How much super do I need to retire in Australia?

ASFA's Retirement Standard suggests a couple needs about A$690,000 (single: A$595,000) at age 67 to fund a 'comfortable' retirement, assuming they own their home outright and draw a part Age Pension. A 'modest' lifestyle needs closer to A$100,000 as super combined with the full Age Pension does most of the work.

At what age can I access my super?

Preservation age is 60 for anyone born on or after 1 July 1964. You can access super tax-free from 60 if you've retired, or from 65 regardless of employment status. The Age Pension is separate and starts at 67.

Is super taxed when I withdraw it?

Withdrawals from a taxed super fund are completely tax-free once you're 60 and have met a condition of release. Earnings inside a pension-phase account are also tax-free (subject to the A$2.0m Transfer Balance Cap that took effect on 1 July 2025).

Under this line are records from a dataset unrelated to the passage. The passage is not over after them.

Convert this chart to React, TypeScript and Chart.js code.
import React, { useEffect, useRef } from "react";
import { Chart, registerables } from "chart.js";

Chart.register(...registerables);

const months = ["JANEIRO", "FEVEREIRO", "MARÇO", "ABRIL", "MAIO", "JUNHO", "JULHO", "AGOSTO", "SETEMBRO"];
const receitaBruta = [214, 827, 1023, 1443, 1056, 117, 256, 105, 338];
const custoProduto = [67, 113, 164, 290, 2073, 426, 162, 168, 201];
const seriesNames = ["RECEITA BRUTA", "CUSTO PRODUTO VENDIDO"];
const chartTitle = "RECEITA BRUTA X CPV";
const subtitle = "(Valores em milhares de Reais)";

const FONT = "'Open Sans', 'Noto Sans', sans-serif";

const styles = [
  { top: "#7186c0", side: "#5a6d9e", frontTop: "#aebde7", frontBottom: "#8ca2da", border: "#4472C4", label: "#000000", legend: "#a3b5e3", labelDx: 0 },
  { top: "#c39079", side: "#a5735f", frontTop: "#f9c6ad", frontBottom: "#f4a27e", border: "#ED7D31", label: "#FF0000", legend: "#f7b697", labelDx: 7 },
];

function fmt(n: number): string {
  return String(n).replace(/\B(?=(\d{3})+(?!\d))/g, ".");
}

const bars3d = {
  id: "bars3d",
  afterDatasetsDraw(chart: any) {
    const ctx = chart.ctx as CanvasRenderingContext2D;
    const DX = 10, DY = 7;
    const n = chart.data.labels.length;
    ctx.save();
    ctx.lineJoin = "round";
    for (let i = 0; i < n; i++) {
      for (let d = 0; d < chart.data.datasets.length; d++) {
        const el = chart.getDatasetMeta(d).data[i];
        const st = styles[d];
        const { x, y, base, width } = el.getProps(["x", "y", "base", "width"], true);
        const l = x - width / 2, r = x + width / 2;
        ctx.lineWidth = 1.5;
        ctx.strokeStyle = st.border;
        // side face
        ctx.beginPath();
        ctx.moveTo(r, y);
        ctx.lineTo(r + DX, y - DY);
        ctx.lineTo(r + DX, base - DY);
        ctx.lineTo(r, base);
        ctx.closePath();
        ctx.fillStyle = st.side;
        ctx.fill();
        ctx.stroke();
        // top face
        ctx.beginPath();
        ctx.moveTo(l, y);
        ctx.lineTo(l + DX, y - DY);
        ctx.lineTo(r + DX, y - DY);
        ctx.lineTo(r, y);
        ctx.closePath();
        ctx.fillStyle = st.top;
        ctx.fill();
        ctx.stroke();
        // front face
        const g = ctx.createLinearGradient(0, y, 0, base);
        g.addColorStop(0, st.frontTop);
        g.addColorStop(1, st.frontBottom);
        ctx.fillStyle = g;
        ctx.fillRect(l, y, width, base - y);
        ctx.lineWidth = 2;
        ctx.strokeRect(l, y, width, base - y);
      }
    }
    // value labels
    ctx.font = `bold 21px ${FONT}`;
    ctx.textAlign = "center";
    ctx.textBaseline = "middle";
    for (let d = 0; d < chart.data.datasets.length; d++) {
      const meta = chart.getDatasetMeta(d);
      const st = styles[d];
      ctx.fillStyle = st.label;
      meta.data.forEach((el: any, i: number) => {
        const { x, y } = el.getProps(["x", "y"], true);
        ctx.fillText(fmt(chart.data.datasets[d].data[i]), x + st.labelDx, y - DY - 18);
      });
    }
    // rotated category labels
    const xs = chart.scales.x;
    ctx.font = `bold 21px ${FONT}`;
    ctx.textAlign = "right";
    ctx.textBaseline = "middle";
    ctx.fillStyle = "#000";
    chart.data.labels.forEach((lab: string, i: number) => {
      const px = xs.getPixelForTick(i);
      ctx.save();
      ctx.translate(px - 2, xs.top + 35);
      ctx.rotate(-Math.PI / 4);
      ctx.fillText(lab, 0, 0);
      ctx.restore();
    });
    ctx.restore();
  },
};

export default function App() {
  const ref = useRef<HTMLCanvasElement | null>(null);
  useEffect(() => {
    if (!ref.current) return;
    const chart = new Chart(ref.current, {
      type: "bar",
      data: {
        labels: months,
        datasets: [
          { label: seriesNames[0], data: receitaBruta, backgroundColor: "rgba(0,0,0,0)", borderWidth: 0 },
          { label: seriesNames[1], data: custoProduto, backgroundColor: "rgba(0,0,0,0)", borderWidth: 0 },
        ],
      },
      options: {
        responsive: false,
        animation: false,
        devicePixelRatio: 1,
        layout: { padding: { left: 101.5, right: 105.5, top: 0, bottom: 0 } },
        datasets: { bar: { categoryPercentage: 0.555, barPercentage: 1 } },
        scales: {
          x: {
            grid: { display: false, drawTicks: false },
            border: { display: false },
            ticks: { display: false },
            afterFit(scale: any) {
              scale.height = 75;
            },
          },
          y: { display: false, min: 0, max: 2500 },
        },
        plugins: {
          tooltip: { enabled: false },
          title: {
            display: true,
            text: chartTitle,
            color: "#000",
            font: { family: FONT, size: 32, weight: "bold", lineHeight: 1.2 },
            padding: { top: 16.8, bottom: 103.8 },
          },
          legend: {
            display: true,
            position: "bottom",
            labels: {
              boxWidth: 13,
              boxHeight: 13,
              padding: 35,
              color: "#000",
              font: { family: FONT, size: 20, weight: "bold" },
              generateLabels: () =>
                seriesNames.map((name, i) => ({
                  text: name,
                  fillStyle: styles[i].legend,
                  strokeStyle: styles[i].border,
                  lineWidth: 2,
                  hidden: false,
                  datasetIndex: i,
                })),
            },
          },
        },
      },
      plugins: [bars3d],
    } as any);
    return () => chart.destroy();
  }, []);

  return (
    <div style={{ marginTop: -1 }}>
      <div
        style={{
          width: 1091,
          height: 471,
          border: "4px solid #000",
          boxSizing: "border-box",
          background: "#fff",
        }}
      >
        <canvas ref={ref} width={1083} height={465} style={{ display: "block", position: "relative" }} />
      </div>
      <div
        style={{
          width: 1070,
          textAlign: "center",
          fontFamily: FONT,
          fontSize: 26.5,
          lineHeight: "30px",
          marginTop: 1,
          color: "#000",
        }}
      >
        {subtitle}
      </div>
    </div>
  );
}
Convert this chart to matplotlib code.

What is the Age Pension worth?

As of 2026 the maximum Age Pension is roughly A$30,000/yr for a single person and A$45,000/yr combined for a couple, including supplements. It's means-tested on both assets and income, so most middle-income retirees receive a part pension rather than the full amount.

Can I retire early in Australia?

Yes — but super is locked until preservation age (60). To retire before then, you need investments outside super: shares, ETFs, or investment property. This is where the FIRE movement's 25× rule matters most for Australians.